Over the medium term, the budget deficit is forecast to decline to 4.5% of GDP in 2025/26 to 1.9% in 2030/31.

The Office for Budget Responsibility (OBR) lowered the medium-term UK productivity growth forecast to 1.0% from 1.3% previously and average GDP growth has been lowered to 1.5% from the 1.8% projected in March.

Danske Bank commented on the potential reaction; “If she delivers a larger than anticipated headroom and a larger degree of fiscal tightening this would be supportive for Gilts and could offer short-term relief for GBP FX. Over time, however, we think this would act as a negative factor for GBP FX as it puts pressure on the growth outlook.”

The Treasury announced a target of £304bn for gilts sales in 2025/26 compared with expectations of £308bn.
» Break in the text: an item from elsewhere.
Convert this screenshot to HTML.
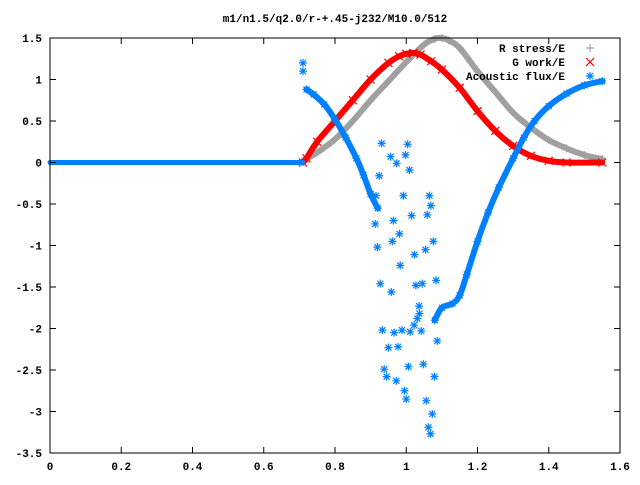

XTB research director Kathleen Brooks considers that the growth outlook will be crucial and added; "Thus, the OBR’s forecasts alongside the Chancellor’s message will be scrutinised to see the trajectory of the UK economy. If the outlook is weak, then the market reaction could be brutal, and the pound may come under downward pressure."

ING discussed underlying Pound risks; “A much worse scenario for GBP where budget announcements don’t convince markets that the fiscal path is sustainable. That could shape into an uncontrolled selloff in gilts and sterling.”

The bank also noted the possibility of a more favourable market reaction; “We think the room for sterling to appreciate today is narrower, although a scenario where markets price out fiscal risk but aren’t convinced the BoE will be able to cut rates should send EUR/GBP moderately lower.

Neil Wilson, Uk Investor Strategist, Saxo Markets, London:

"Here is the key to why markets might see this budget as lacking credibility – the direct effects of budget policies increase borrowing by 6 billion pounds next year but reduce it by 15 billion pounds in 2029-30.

Evelyne Gomez-liechti, Multi-asset Strategist Global Markets, Mizuho International, London:

"The problem is this budget has back-loaded most of the fiscal tightening and for what matters, has near-term fiscal loosening.